Biblical Readings for each day's Mass,
(as listed in the Liturgical Calendar for Ireland, 2018)

20 January. Sat. of Week 2

Saints Fabian and Sebastian, martyrs (optional memorial)

1st Reading: 2 Samuel 1:1-4 etc

David's grief at the death of Saul and Jonathan

After the death of Saul, when David had returned from defeating the Amalekites, David remained two days in Ziklag. On the third day, a man came from Saul's camp, with his clothes torn and dirt on his head. When he came to David, he fell to the ground and did obeisance. David said to him, "Where have you come from?" He said to him, "I have escaped from the camp of Israel." David said to him, "How did things go?
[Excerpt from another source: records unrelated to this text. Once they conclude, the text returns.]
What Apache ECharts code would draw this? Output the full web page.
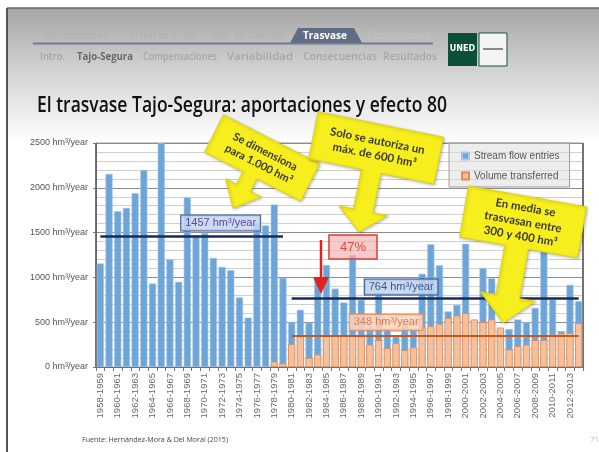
<!DOCTYPE html>
<html><head><meta charset="utf-8">
<script src="https://cdn.jsdelivr.net/npm/echarts@6/dist/echarts.min.js"></script>
<style>html,body{margin:0;padding:0;background:#fff}#c{width:599px;height:452px}</style>
</head><body><div id="c"></div>
<script>
const categories = ['1958-1959','1959-1960','1960-1961','1961-1962','1962-1963','1963-1964','1964-1965','1965-1966','1966-1967','1967-1968','1968-1969','1969-1970','1970-1971','1971-1972','1972-1973','1973-1974','1974-1975','1975-1976','1976-1977','1977-1978','1978-1979','1979-1980','1980-1981','1981-1982','1982-1983','1983-1984','1984-1985','1985-1986','1986-1987','1987-1988','1988-1989','1989-1990','1990-1991','1991-1992','1992-1993','1993-1994','1994-1995','1995-1996','1996-1997','1997-1998','1998-1999','1999-2000','2000-2001','2001-2002','2002-2003','2003-2004','2004-2005','2005-2006','2006-2007','2007-2008','2008-2009','2009-2010','2010-2011','2011-2012','2012-2013','2013-2014'];
const streamFlow = [1155,2155,1739,1776,1939,2200,932,2497,1202,951,1894,1470,1495,1217,1117,1080,777,551,1600,1580,1813,995,
  505,638,495,990,1138,875,720,1250,750,450,830,420,340,480,420,1040,1370,1135,620,694,1375,527,1105,990,420,424,530,500,660,1290,755,400,917,735];
const transferred = [null,null,null,null,null,null,null,null,null,null,null,null,null,null,null,null,null,null,null,null,60,40,
  255,340,100,139,345,345,345,345,343,250,300,210,265,187,220,440,455,480,546,575,600,530,500,530,440,195,231,250,300,300,361,375,380,490];
const seriesNames = ['Stream flow entries','Volume transferred'];
const meanBefore = 1457;
const meanAfter = 764;
const meanTransfer = 348;
const pctText = '47%';
const yTickSuffix = ' hm³/year';
const navTop = ['Introducción','1ª mitad s. XX','Mar de Castilla','Trasvase','Conclusiones'];
const navSub = ['Intro.','Tajo-Segura','Compensaciones','Variabilidad','Consecuencias','Resultados'];
const titleText = 'El trasvase Tajo-Segura: aportaciones y efecto 80';
const sourceText = 'Fuente: Hernández-Mora & Del Moral (2015)';
const callout1 = 'Se dimensiona\npara 1.000 hm³';
const callout2 = 'Solo se autoriza un\nmáx. de 600 hm³';
const callout3 = 'En media se\ntrasvasan entre\n300 y 400 hm³';

const mctx = document.createElement('canvas').getContext('2d');
function fitText(text, x0, x1, y, font, fill, z){
  mctx.font = font;
  const w = mctx.measureText(text).width;
  return {type:'text', x:x0, y:y, scaleX:(x1-x0)/w, z:z||1, style:{text:text, x:0, y:0, fill:fill, font:font, verticalAlign:'middle'}};
}
function calloutShape(W,H,s,hb,hw,t,ax){
  return [[-W,-H],[W,-H],[W,H],[ax+s,H],[ax+s,hb],[ax+hw,hb],[ax,t],[ax-hw,hb],[ax-s,hb],[ax-s,H],[-W,H]];
}
function callout(cx,cy,deg,pts,text,fs,ty){
  return {type:'group', x:cx, y:cy, rotation:-deg*Math.PI/180, z:100, children:[
    {type:'polygon', z:100, shape:{points:pts}, style:{fill:'#f7ee1d', stroke:'#d9d020', lineWidth:0.8, shadowBlur:3, shadowColor:'rgba(0,0,0,0.25)', shadowOffsetX:1, shadowOffsetY:1}},
    {type:'text', z:101, x:0, y:ty||0, style:{text:text, align:'center', verticalAlign:'middle', fill:'#3b3a28', font:'700 '+fs+'px Lato, sans-serif', lineHeight:fs+3}}
  ]};
}

const chart = echarts.init(document.getElementById('c'), null, {renderer:'canvas'});
const narrow = '"Liberation Sans Narrow","Liberation Sans",Arial,sans-serif';
const navFont = '600 10px "Open Sans",sans-serif';
const navBold = '700 10px "Open Sans",sans-serif';

const graphics = [
  {type:'rect', shape:{x:8,y:8,width:600,height:135}, style:{fill:new echarts.graphic.LinearGradient(0,0,0,1,[{offset:0,color:'#a6a6a6'},{offset:0.55,color:'#dadada'},{offset:1,color:'#ffffff'}])}, z:-10},
  {type:'line', shape:{x1:7,y1:8,x2:7,y2:452}, style:{stroke:'#555',lineWidth:2}, z:-5},
  {type:'line', shape:{x1:7,y1:8,x2:599,y2:8}, style:{stroke:'#666',lineWidth:1.5}, z:-5},
  // nav
  {type:'polygon', shape:{points:[[290,43],[298,28],[354,28],[362,43]]}, style:{fill:'#5f6d82'}},
  {type:'line', shape:{x1:33,y1:43.5,x2:433,y2:43.5}, style:{stroke:'#6f7d92',lineWidth:2}},
  fitText(navTop[0],43,110,36,navFont,'#b2b2b2'),
  fitText(navTop[1],128,195,36,navFont,'#b2b2b2'),
  fitText(navTop[2],212,283,36,navFont,'#b2b2b2'),
  fitText(navTop[3],303,347,36,navBold,'#ffffff',3),
  fitText(navTop[4],367,430,36,navFont,'#c2c2c2'),
  fitText(navSub[0],40,65,57,navFont,'#a6a6a6'),
  fitText(navSub[1],77,133,57,navBold,'#686868'),
  fitText(navSub[2],143,217,57,navFont,'#a6a6a6'),
  fitText(navSub[3],227,293,57,navFont,'#a6a6a6'),
  fitText(navSub[4],303,377,57,navFont,'#a6a6a6'),
  fitText(navSub[5],383,437,57,navFont,'#a6a6a6'),
  // logo
  {type:'rect', shape:{x:448,y:33,width:29,height:33}, style:{fill:'#0e4f3a'}},
  {type:'text', x:462.5, y:49, style:{text:'UNED', fill:'#fff', font:'700 8px "DejaVu Sans",sans-serif', align:'center', verticalAlign:'middle'}},
  {type:'rect', shape:{x:479,y:33,width:28,height:33}, style:{fill:'#f4f4f4', stroke:'#1d4f3c', lineWidth:1}},
  {type:'rect', shape:{x:483,y:48,width:20,height:2}, style:{fill:'#888'}},
  // title
  fitText(titleText,37,447,106,'600 21px "Open Sans",sans-serif','#111'),
  // 47% box
  {type:'rect', shape:{x:329,y:235,width:48,height:24}, style:{fill:'rgba(245,175,175,0.65)', stroke:'#e03a3a', lineWidth:1.5}, z:50},
  {type:'text', x:353, y:247, style:{text:pctText, fill:'#e5483f', font:'13px '+narrow, align:'center', verticalAlign:'middle'}, z:51},
  // red arrow
  {type:'line', shape:{x1:321,y1:240,x2:321,y2:278}, style:{stroke:'#e2231a', lineWidth:2.5}, z:50},
  {type:'polygon', shape:{points:[[313,277],[329,277],[321,294]]}, style:{fill:'#e2231a'}, z:50},
  // callouts
  callout(262,158,27,calloutShape(54,21,8,35,20,58,-3),callout1,11),
  callout(376,148,11.5,calloutShape(64,24,10,64,25,86,0),callout2,11.5),
  callout(523,222,10,calloutShape(60,26,12,76,28,103,-2),callout3,11.5),
  // source
  fitText(sourceText,82,228,440,'7.5px "Open Sans",sans-serif','#444'),
  {type:'text', x:590, y:440, style:{text:'71', fill:'#bbb', font:'8px "Open Sans",sans-serif', verticalAlign:'middle'}}
];

const option = {
  animation:false,
  backgroundColor:'#ffffff',
  grid:{left:96, right:16, top:143, bottom:85, show:true, borderColor:'#9a9a9a', borderWidth:1, backgroundColor:'transparent'},
  legend:{
    data:seriesNames, orient:'vertical', left:449, top:143, width:119, height:44,
    backgroundColor:'rgba(222,222,222,0.55)', borderColor:'#9a9a9a', borderWidth:1,
    padding:[8,10,6,12], itemGap:10, itemWidth:7, itemHeight:7, icon:'rect',
    textStyle:{fontSize:10, color:'#555', fontFamily:narrow}
  },
  xAxis:{
    type:'category', data:categories, boundaryGap:true,
    axisLine:{lineStyle:{color:'#666', width:1}},
    axisTick:{show:true, interval:0, length:4, lineStyle:{color:'#777'}},
    axisLabel:{rotate:90, interval:1, fontSize:9.5, color:'#6a6a6a', margin:6, fontFamily:'"Liberation Sans",Arial,sans-serif'},
    splitLine:{show:true, interval:function(i){return i===22;}, lineStyle:{color:'#555', width:1.5}}
  },
  yAxis:{
    type:'value', min:0, max:2500, interval:500,
    axisLine:{show:true, lineStyle:{color:'#666'}},
    axisTick:{show:true, length:3, lineStyle:{color:'#777'}},
    axisLabel:{formatter:function(v){return v+yTickSuffix;}, fontSize:9, color:'#555', margin:8, fontFamily:narrow},
    splitLine:{show:true, lineStyle:{color:'#8c8c8c', width:1}},
    minorTick:{show:false, splitNumber:5},
    minorSplitLine:{show:true, lineStyle:{color:'#cfcfcf', width:1}}
  },
  series:[
    {name:seriesNames[0], type:'bar', data:streamFlow, barCategoryGap:'18%',
     itemStyle:{color:'#6ea5d9', borderColor:'#a6c7e8', borderWidth:0.6},
     markLine:{symbol:'none', silent:true, lineStyle:{color:'#1b2a5e', width:2.5, type:'solid'},
       data:[
        [{coord:[categories[0],meanBefore], label:{show:true, position:'insideMiddleTop', formatter:meanBefore+yTickSuffix, distance:6, offset:[29,0],
           color:'#4f4f9c', fontSize:11, fontFamily:narrow, backgroundColor:'rgba(200,213,240,0.85)', borderColor:'#41599a', borderWidth:1, padding:[2,4,2,4]}},
         {coord:[categories[21],meanBefore]}],
        [{coord:[categories[22],meanAfter], label:{show:true, position:'insideMiddleTop', formatter:meanAfter+yTickSuffix, distance:4, offset:[-34,0],
           color:'#3d5894', fontSize:11, fontFamily:narrow, backgroundColor:'rgba(190,210,236,0.85)', borderColor:'#2f4f8f', borderWidth:1, padding:[2,4,2,4]}},
         {coord:[categories[55],meanAfter]}]
       ]}
    },
    {name:seriesNames[1], type:'bar', data:transferred, barGap:'-100%', barCategoryGap:'18%',
     itemStyle:{color:'#f7c09a', borderColor:'#e48a52', borderWidth:0.8},
     markLine:{symbol:'none', silent:true, lineStyle:{color:'#c9581c', width:2, type:'solid'},
       data:[
        [{coord:[categories[22],meanTransfer], label:{show:true, position:'insideMiddleTop', formatter:meanTransfer+yTickSuffix, distance:6, offset:[-49,0],
           color:'#e27a4e', fontSize:11, fontFamily:narrow, backgroundColor:'rgba(250,212,188,0.85)', borderColor:'#e58b5c', borderWidth:1, padding:[2,4,2,4]}},
         {coord:[categories[55],meanTransfer]}]
       ]}
    }
  ],
  graphic:graphics
};
chart.setOption(option);
</script></body></html>
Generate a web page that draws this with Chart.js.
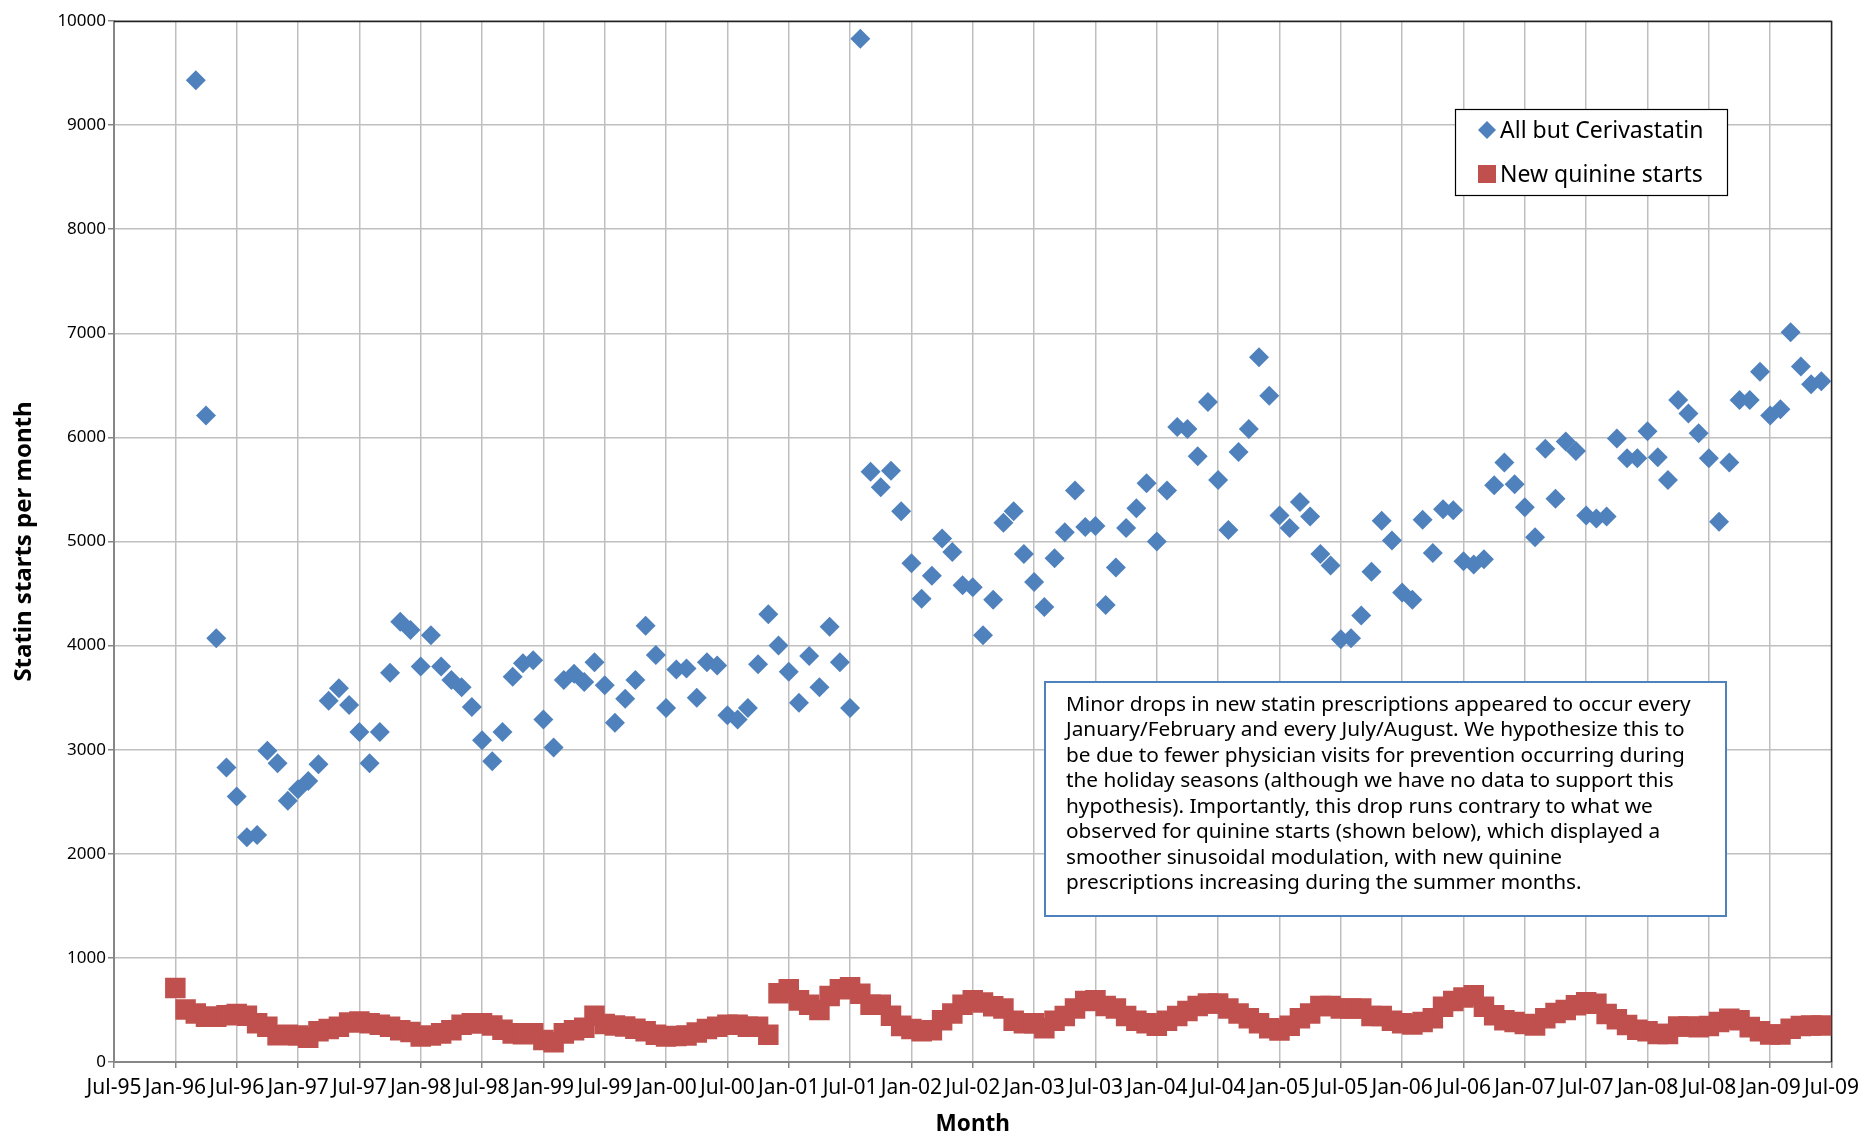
<!DOCTYPE html>
<html>
<head>
<meta charset="utf-8">
<script src="https://cdn.jsdelivr.net/npm/chart.js@4.4.1/dist/chart.umd.min.js"></script>
<style>
  html, body { margin: 0; padding: 0; background: #fff; }
  #wrap { width: 1866px; height: 1136px; }
</style>
</head>
<body>
<div id="wrap"><canvas id="statinChart" width="1866" height="1136"></canvas></div>
<script>
// x axis: months counted from Jan-96 (= 0)
const xTickLabels = ['Jul-95', 'Jan-96', 'Jul-96', 'Jan-97', 'Jul-97', 'Jan-98', 'Jul-98', 'Jan-99',
  'Jul-99', 'Jan-00', 'Jul-00', 'Jan-01', 'Jul-01', 'Jan-02', 'Jul-02', 'Jan-03', 'Jul-03', 'Jan-04',
  'Jul-04', 'Jan-05', 'Jul-05', 'Jan-06', 'Jul-06', 'Jan-07', 'Jul-07', 'Jan-08', 'Jul-08', 'Jan-09', 'Jul-09'];

// All but Cerivastatin, monthly from Mar-96
const statinStart = 2;
const statinStarts = [
  9430, 6210, 4070, 2830, 2550, 2160, 2180, 2990, 2870, 2510,
  2620, 2700, 2860, 3470, 3590, 3430, 3170, 2870, 3170, 3740, 4230, 4150,
  3800, 4100, 3800, 3670, 3600, 3410, 3090, 2890, 3170, 3700, 3830, 3860,
  3290, 3020, 3670, 3730, 3650, 3840, 3620, 3260, 3490, 3670, 4190, 3910,
  3400, 3770, 3780, 3500, 3840, 3810, 3330, 3290, 3400, 3820, 4300, 4000,
  3750, 3450, 3900, 3600, 4180, 3840, 3400, 9830, 5670, 5520, 5680, 5290,
  4790, 4450, 4670, 5030, 4900, 4580, 4560, 4100, 4440, 5180, 5290, 4880,
  4610, 4370, 4840, 5090, 5490, 5140, 5150, 4390, 4750, 5130, 5320, 5560,
  5000, 5490, 6100, 6080, 5820, 6340, 5590, 5110, 5860, 6080, 6770, 6400,
  5250, 5130, 5380, 5240, 4880, 4770, 4060, 4070, 4290, 4710, 5200, 5010,
  4510, 4440, 5210, 4890, 5310, 5300, 4810, 4780, 4830, 5540, 5760, 5550,
  5330, 5040, 5890, 5410, 5960, 5870, 5250, 5220, 5240, 5990, 5800, 5800,
  6060, 5810, 5590, 6360, 6230, 6040, 5800, 5190, 5760, 6360, 6360, 6630,
  6210, 6270, 7010, 6680, 6510, 6540
];

// New quinine starts, monthly from Jan-96
const quinineStart = 0;
const quinineStarts = [
  710, 505, 465, 435, 435, 450, 460, 445, 372, 338, 256, 262,
  254, 232, 296, 317, 338, 380, 389, 372, 359, 338, 304, 288,
  245, 254, 275, 304, 359, 372, 372, 351, 309, 275, 266, 275,
  211, 190, 275, 305, 330, 444, 365, 350, 340, 320, 296, 262,
  245, 250, 254, 283, 317, 338, 359, 359, 338, 338, 262, 660,
  698, 592, 550, 499, 634, 698, 719, 655, 550, 550, 444, 347,
  317, 296, 304, 402, 465, 550, 592, 571, 535, 514, 396, 373,
  373, 325, 396, 443, 514, 585, 594, 538, 514, 443, 396, 373,
  349, 396, 443, 491, 538, 561, 561, 514, 467, 420, 373, 325,
  302, 349, 420, 467, 538, 538, 514, 514, 514, 443, 443, 396,
  373, 360, 385, 420, 530, 585, 620, 640, 530, 450, 400, 385,
  365, 350, 420, 470, 500, 545, 575, 560, 460, 410, 355, 310,
  295, 270, 270, 340, 340, 335, 345, 385, 415, 400, 335, 295,
  265, 265, 320, 345, 350, 350
];

const noteLines = [
  'Minor drops in new statin prescriptions appeared to occur every',
  'January/February and every July/August. We hypothesize this to',
  'be due to fewer physician visits for prevention occurring during',
  'the holiday seasons (although we have no data to support this',
  'hypothesis). Importantly, this drop runs contrary to what we',
  'observed for quinine starts (shown below), which displayed a',
  'smoother sinusoidal modulation, with new quinine',
  'prescriptions increasing during the summer months.'
];

const fontFamily = '"Noto Sans", "Open Sans", sans-serif';
const blue = '#4F81BD';
const red = '#C0504D';

const statinPoints = statinStarts.map((v, i) => ({ x: statinStart + i, y: v }));
const quininePoints = quinineStarts.map((v, i) => ({ x: quinineStart + i, y: v }));

// plot frame, legend and note box
const boxesPlugin = {
  id: 'boxes',
  beforeDatasetsDraw(chart) {
    const { ctx, chartArea: a } = chart;
    ctx.save();
    ctx.strokeStyle = '#222';
    ctx.lineWidth = 1.5;
    ctx.beginPath();
    ctx.moveTo(a.left, a.top + 0.5);
    ctx.lineTo(a.right, a.top + 0.5);
    ctx.lineTo(a.right, a.bottom);
    ctx.stroke();
    ctx.restore();
  },
  afterDatasetsDraw(chart) {
    const ctx = chart.ctx;
    const ds = chart.data.datasets;
    ctx.save();

    // legend
    ctx.fillStyle = '#fff';
    ctx.fillRect(1455, 109, 272, 86);
    ctx.strokeStyle = '#000';
    ctx.lineWidth = 1.2;
    ctx.strokeRect(1455.5, 109.5, 272, 86);
    ctx.fillStyle = blue;
    ctx.beginPath();
    ctx.moveTo(1478, 130); ctx.lineTo(1487, 121); ctx.lineTo(1496, 130); ctx.lineTo(1487, 139);
    ctx.closePath();
    ctx.fill();
    ctx.fillStyle = red;
    ctx.fillRect(1478, 165, 18, 18);
    ctx.fillStyle = '#000';
    ctx.font = '23px ' + fontFamily;
    ctx.textBaseline = 'middle';
    ctx.textAlign = 'left';
    ctx.fillText(ds[0].label, 1500, 131);
    ctx.fillText(ds[1].label, 1500, 175);

    // note
    ctx.fillStyle = '#fff';
    ctx.fillRect(1045, 682, 681, 234);
    ctx.strokeStyle = blue;
    ctx.lineWidth = 2;
    ctx.strokeRect(1045, 682, 681, 234);
    ctx.fillStyle = '#000';
    ctx.font = '20.8px ' + fontFamily;
    noteLines.forEach((line, i) => {
      ctx.fillText(line, 1066, 705 + i * 25.5);
    });
    ctx.restore();
  }
};

const ctx = document.getElementById('statinChart').getContext('2d');
const statinChart = new Chart(ctx, {
  type: 'scatter',
  data: {
    datasets: [{
      label: 'All but Cerivastatin',
      data: statinPoints,
      pointStyle: 'rectRot',
      pointRadius: 10,
      pointHoverRadius: 10,
      backgroundColor: blue,
      borderColor: blue,
      borderWidth: 0
    }, {
      label: 'New quinine starts',
      data: quininePoints,
      pointStyle: 'rect',
      pointRadius: 14.5,
      pointHoverRadius: 14.5,
      backgroundColor: red,
      borderColor: red,
      borderWidth: 0
    }]
  },
  options: {
    responsive: false,
    animation: false,
    events: [],
    layout: {
      padding: { top: 21, right: 32, left: 0, bottom: 0 }
    },
    plugins: {
      legend: { display: false },
      tooltip: { enabled: false }
    },
    scales: {
      x: {
        type: 'linear',
        min: -6,
        max: 162,
        afterFit: function (scale) {
          scale.height = 74;
        },
        ticks: {
          stepSize: 6,
          autoSkip: false,
          maxRotation: 0,
          minRotation: 0,
          padding: 7,
          color: '#000',
          font: { family: fontFamily, size: 21 },
          callback: function (value) {
            return xTickLabels[Math.round((value + 6) / 6)];
          }
        },
        grid: {
          color: '#BFBFBF',
          lineWidth: 1.5,
          tickLength: 6,
          tickColor: '#868686'
        },
        border: { color: '#868686', width: 2 },
        title: {
          display: true,
          text: 'Month',
          color: '#000',
          font: { family: fontFamily, size: 22.5, weight: 'bold', lineHeight: 1 },
          padding: { top: 0, bottom: 0 }
        }
      },
      y: {
        min: 0,
        max: 10000,
        afterFit: function (scale) {
          scale.width = 114;
        },
        ticks: {
          stepSize: 1000,
          padding: 2,
          color: '#000',
          font: { family: fontFamily, size: 17 },
          callback: function (value) {
            return String(value);
          }
        },
        grid: {
          color: '#BFBFBF',
          lineWidth: 1.5,
          tickLength: 6,
          tickColor: '#868686'
        },
        border: { color: '#868686', width: 2 },
        title: {
          display: true,
          text: 'Statin starts per month',
          color: '#000',
          font: { family: fontFamily, size: 24, weight: 'bold', lineHeight: 1 },
          padding: { top: 12, bottom: 0 }
        }
      }
    }
  },
  plugins: [boxesPlugin]
});
</script>
</body>
</html>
Tell me!" He answered, "The army fled from the battle, but also many of the army fell and died; and Saul and his son Jonathan also died."

Then David took hold of his clothes and tore them; and all the men who were with him did the same. They mourned and wept, and fasted until evening for Saul and for his son Jonathan, and for the army of the Lord and for the house of Israel, because they had fallen by the sword.

Your glory, O Israel, lies slain upon your high places!
How the mighty have fallen!
Tell it not in Gath, proclaim it not in the streets of Ashkelon;
or the daughters of the Philistines will rejoice,
the daughters of the uncircumcised will exult.

Saul and Jonathan, beloved and lovely!
In life and in death they were not divided;
they were swifter than eagles,
they were stonger than lions.
O daughters of Israel, weep over Saul,
who clothed you with crimson, in luxury,
who put ornaments of gold on your apparel.
How the mighty have fallen in the midst of the battle!

Jonathan lies slain upon your high places.
I am distressed for you, my brother Jonathan;
greatly beloved were you to me;
your love to me was wonderful,
passing the love of women.
How the mighty have fallen,
and the weapons of war perished!

Responsorial Psalm (from Ps 79)

Resp.: Let us see your face, Lord, and we shall be saved

O shepherd of Israel, hear us,
you who lead Joseph's flock,
shine forth from your cherubim throne
upon Ephraim, Benjamin, Manasseh.
O Lord, rouse up your might,
O Lord, come to our help. (R./)

Lord God of hosts, how long
will you frown on your people's plea?
You have fed them with tears for their bread,
an abundance of tears for their drink.
You have made us the taunt of our neighbours,
our enemies laugh us to scorn. (R./)

Gospel: Mark 3:20-21

His relatives think that Jesus is out of his mind

Then Jesus went home; and the crowd came together again, so that they could not even eat. When his family heard it, they went out to restrain him, for people were saying, "He has gone out of his mind."


Accepting our humanness

Today's readings prompt some insights into sharing the mind of Christ. Our Lord was so caught up in the needs and sorrows of his fellow human beings, according to Mark, that he has no time even to eat. His family thought him no longer responsible for himself and planned to "take him in charge." They actually think him "out of his mind." The two sides of Jesus' personality are very visible here: first, he is neglecting his health and must be forced to take some rest and food. On the other hand, he is so overcome by the sight of human misery and need that he expends himself totally to bring us help.

At the base of our Lord's existence was enormous love and overwhelming compassion. We can just hear Jesus echoing the words of David's dirge: "I grieve for you, my brother. Most dear have you been to me; more precious my love for you, than love for women." The last line may strike us as awkward. Yet it must be said that Jesus freely renounced the possibility of marriage so that he might give himself to each person more completely even than man and woman give themselves to each other in marriage.

Not out of his mind

Mark suggests strongly that a lot of people did not really understand Jesus during his public ministry. One of the questions that keeps coming up in one form or another is, "Who then is this?" In today's extremely short gospel reading, it is clear that even Jesus' relatives do not understand Jesus or what he is about. When Jesus' workload prevents him from eating properly, Mark tells us that his relatives set out to take charge of him, convinced he was out of his mind. They would go on to learn on that occasion that Jesus was not open to being taken charge of by his relatives. The only one who was in charge of Jesus was God. Jesus was doing God's work, and part of that work was to form a new family, a family of disciples, of brothers and sisters of Jesus, sons and daughters of God. Jesus' own natural family, his relatives, would have to come to terms with that. We are all part of that new family; we are all the fruit of Jesus' work, a work that people struggled hard to understand at the time. For us who are part of this new family, the question, "Who then is this?" remains a relevant question. We are always struggling to know more fully the Son of God whose brothers and sisters we have become.